E se situar é uma função do tempo na sucessão dos espaços, montados, evidentemente uma costura que relaciona partes e Todo, que Murilo Benício brote de seu hábitat natural, o restaurante La Barca, enquanto um Dr. Jekyll transformado em monstro numa cena absurda, minutos a fio diante do espelho que capta as micro-mutações, tão surpreendentemente quanto o próprio ator, que parece ter ressurgido no cinema nacional das mais antigas cinzas – que Benício se prove um constructo perfeito de personagem tanto quanto a parceira Luciana Paes, esta novata recém-absorvida, é uma prova, por rebatimento, do quanto Gabriela Amaral, diretora e roteirista, evoca o bom contador de histórias que sabe seduzir o ouvido(olho) de quem está diante dele.

E ainda assim, ainda bem depois que estabelece um padrão que suceda à explosão putrefata e assassina do gerente, que leva os astros circundantes e não menos importantes a delírios de fúria, possessão sexual, crise existencial e, não se pode negar, sim, alguns arroubos melodramáticos demais que tentam tangenciar certa política, esse animal cordial (personagem, não título) consegue assustar tanto quanto é sedutor. Possível melhor personagem masculino do cinema brasileiro em anos, o gerente caipira viajado, forçosamente domesticado e connoiseur de vinhos, das mutações que fazem emergir o instinto à superfície, é tão brusca e deliciosamente modulado quanto a garçonete Sara, que se traveste, em menos de 2 horas, de feiona apaixonada, ajudante quase chegada ao nulo de si mesma, femme fatale, madame como ponto de fuga ideal, revoltada de classe e xamã sexual, entre outras máscaras que o ritmo e a multiplicidade de outras personas em cena não permite captar. 

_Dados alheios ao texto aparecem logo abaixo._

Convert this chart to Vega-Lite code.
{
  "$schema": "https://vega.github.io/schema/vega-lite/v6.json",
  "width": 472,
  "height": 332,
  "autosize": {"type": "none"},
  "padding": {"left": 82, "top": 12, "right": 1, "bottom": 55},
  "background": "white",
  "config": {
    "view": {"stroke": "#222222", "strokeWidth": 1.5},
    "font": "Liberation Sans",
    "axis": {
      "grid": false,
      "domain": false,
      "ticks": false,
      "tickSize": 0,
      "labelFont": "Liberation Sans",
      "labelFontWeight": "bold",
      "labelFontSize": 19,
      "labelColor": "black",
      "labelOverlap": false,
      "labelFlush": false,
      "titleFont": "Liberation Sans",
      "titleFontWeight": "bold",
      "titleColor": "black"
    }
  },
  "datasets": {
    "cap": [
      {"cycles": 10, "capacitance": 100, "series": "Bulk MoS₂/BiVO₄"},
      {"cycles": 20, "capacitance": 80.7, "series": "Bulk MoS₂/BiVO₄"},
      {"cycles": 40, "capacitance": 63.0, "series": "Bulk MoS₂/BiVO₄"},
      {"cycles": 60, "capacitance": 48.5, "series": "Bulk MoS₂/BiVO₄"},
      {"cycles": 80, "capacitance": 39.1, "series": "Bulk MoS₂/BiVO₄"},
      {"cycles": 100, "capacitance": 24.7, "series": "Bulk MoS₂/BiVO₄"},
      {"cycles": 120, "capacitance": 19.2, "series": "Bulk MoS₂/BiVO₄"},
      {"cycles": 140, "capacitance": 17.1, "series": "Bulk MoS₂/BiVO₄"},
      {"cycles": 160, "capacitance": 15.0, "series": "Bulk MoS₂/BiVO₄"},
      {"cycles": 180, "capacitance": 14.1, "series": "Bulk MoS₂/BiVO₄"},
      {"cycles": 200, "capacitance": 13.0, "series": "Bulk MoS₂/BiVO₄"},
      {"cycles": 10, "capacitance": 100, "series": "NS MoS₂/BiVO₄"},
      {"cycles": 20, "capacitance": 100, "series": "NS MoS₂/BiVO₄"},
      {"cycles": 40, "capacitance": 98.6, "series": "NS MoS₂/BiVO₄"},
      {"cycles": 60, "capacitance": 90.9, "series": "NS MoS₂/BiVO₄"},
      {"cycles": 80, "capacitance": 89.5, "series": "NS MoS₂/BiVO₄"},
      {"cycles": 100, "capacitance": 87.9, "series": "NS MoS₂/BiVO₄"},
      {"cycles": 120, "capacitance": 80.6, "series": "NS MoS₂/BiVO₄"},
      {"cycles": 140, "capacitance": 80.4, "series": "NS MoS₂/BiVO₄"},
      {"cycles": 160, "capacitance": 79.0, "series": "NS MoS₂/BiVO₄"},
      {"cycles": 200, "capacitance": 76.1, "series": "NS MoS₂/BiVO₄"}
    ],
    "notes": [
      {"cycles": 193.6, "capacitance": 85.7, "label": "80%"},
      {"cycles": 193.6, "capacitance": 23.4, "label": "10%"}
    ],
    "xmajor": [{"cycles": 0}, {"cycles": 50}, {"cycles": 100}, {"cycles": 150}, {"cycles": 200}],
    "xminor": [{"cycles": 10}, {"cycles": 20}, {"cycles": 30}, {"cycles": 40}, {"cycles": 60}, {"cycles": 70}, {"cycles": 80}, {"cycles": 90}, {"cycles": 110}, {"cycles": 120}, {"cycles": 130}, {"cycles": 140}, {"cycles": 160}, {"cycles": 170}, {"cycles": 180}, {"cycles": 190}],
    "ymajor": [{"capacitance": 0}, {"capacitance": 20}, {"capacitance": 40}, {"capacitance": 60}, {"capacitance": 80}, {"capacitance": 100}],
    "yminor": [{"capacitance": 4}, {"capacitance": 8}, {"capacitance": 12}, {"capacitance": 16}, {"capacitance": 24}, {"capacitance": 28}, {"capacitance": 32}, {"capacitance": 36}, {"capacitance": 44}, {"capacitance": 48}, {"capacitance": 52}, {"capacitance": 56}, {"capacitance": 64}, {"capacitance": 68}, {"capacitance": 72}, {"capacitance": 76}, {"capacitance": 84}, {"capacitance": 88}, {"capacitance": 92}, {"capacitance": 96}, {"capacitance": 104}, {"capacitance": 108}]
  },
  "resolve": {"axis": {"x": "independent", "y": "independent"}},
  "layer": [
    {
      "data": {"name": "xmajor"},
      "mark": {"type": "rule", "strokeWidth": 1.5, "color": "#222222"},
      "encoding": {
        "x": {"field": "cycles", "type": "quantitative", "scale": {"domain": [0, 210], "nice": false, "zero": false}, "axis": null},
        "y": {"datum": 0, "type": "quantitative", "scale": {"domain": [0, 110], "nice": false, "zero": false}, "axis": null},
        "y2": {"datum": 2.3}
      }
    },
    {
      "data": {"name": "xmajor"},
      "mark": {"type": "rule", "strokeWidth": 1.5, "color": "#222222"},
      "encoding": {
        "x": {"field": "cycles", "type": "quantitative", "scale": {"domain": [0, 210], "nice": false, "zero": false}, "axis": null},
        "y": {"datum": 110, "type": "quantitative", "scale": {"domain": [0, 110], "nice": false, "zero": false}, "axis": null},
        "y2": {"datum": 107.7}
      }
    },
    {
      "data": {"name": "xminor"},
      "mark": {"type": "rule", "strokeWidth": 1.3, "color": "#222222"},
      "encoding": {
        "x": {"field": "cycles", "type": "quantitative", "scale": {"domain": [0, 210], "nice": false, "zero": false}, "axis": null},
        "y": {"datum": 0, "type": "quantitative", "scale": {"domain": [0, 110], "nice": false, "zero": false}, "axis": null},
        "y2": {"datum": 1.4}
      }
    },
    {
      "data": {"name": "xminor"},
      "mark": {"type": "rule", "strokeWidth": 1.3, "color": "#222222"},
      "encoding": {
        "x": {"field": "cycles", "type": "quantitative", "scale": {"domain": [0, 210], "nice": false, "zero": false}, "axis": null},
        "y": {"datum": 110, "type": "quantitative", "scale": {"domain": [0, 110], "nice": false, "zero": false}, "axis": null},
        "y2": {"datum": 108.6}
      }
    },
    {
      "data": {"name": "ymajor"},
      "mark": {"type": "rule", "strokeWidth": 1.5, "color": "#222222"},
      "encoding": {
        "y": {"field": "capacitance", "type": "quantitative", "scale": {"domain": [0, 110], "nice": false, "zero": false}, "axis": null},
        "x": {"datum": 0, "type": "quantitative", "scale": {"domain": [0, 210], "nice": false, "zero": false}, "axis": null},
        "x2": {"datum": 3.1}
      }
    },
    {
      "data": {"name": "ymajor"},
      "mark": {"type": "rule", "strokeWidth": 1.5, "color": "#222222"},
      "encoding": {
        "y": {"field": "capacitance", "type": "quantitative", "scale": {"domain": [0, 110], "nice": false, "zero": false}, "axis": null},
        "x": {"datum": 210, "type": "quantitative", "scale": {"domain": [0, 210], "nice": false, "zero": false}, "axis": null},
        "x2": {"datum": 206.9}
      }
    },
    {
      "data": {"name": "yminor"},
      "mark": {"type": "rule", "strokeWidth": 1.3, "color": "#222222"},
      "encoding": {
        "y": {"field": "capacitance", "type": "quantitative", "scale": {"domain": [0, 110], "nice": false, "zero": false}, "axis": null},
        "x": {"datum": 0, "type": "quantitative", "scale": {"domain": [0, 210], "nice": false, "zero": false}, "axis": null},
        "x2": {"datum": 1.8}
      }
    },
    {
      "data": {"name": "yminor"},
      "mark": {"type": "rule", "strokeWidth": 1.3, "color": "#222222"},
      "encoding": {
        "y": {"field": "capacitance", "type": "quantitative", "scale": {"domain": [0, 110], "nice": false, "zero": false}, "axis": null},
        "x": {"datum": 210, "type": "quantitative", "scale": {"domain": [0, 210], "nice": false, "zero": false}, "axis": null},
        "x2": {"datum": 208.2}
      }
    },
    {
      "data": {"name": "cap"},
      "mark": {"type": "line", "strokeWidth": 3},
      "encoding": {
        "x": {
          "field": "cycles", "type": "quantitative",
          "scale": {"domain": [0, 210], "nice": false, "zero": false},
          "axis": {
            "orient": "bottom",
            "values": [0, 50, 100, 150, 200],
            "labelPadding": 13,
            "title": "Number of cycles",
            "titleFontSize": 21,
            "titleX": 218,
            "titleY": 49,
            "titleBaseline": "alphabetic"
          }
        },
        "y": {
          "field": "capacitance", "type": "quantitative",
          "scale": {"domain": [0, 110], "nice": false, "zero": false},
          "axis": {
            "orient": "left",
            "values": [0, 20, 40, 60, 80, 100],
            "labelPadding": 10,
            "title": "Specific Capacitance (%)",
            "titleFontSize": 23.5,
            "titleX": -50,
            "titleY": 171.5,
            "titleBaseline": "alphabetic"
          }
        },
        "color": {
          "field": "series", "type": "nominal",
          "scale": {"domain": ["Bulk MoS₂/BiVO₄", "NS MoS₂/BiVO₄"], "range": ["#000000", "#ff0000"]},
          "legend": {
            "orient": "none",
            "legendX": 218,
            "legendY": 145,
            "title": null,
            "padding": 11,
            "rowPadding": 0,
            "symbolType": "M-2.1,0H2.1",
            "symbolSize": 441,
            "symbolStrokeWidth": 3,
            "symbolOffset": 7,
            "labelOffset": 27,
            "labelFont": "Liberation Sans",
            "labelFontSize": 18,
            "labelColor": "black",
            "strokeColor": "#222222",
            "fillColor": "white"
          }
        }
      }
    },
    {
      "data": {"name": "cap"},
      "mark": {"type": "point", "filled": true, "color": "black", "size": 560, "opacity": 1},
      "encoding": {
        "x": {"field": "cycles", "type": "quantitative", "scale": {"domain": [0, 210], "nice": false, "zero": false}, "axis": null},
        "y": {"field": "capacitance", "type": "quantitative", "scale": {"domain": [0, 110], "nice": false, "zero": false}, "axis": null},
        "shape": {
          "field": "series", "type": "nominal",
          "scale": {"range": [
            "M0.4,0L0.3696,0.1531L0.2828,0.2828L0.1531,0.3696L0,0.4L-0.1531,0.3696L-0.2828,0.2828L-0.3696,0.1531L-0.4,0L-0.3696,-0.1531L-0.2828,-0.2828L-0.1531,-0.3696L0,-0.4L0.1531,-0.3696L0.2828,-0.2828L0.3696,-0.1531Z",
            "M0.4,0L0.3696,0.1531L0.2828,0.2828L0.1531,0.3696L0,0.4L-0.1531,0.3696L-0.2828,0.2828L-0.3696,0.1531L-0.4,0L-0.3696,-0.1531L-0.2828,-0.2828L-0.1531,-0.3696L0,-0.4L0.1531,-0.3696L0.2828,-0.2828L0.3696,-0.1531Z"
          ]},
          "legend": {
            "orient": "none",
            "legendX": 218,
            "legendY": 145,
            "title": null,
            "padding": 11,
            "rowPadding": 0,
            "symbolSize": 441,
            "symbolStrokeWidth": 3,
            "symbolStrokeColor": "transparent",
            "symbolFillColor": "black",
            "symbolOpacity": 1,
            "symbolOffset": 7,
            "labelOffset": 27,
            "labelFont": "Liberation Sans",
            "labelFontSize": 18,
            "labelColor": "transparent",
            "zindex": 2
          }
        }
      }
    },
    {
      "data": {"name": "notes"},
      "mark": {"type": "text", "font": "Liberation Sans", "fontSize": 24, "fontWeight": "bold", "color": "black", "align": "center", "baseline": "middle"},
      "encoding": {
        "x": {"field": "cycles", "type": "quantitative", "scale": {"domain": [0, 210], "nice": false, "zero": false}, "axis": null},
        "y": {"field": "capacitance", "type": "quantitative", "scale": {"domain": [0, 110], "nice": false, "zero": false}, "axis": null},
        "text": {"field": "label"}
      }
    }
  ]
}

Se algum aspecto cintilante Gabriela Amaral de fato apropria da Hollywood que glamourizou os gêneros à passionalidade imortal da paixão pelas imagens, este talvez não tenha sido de fato a caixinha de propriedades simuladas e reformuladas dos gêneros, mas a capacidade, ainda viva, ainda explosiva, do imaginário de articular aquela que é a singularidade mais pura do cinema: uma farsa do primeiro ao último segundo, mas tão crível que chegue a ser mais real que o próprio real, o rombo numa parede que encaminha ao sonho mais paradisíaco e horrível.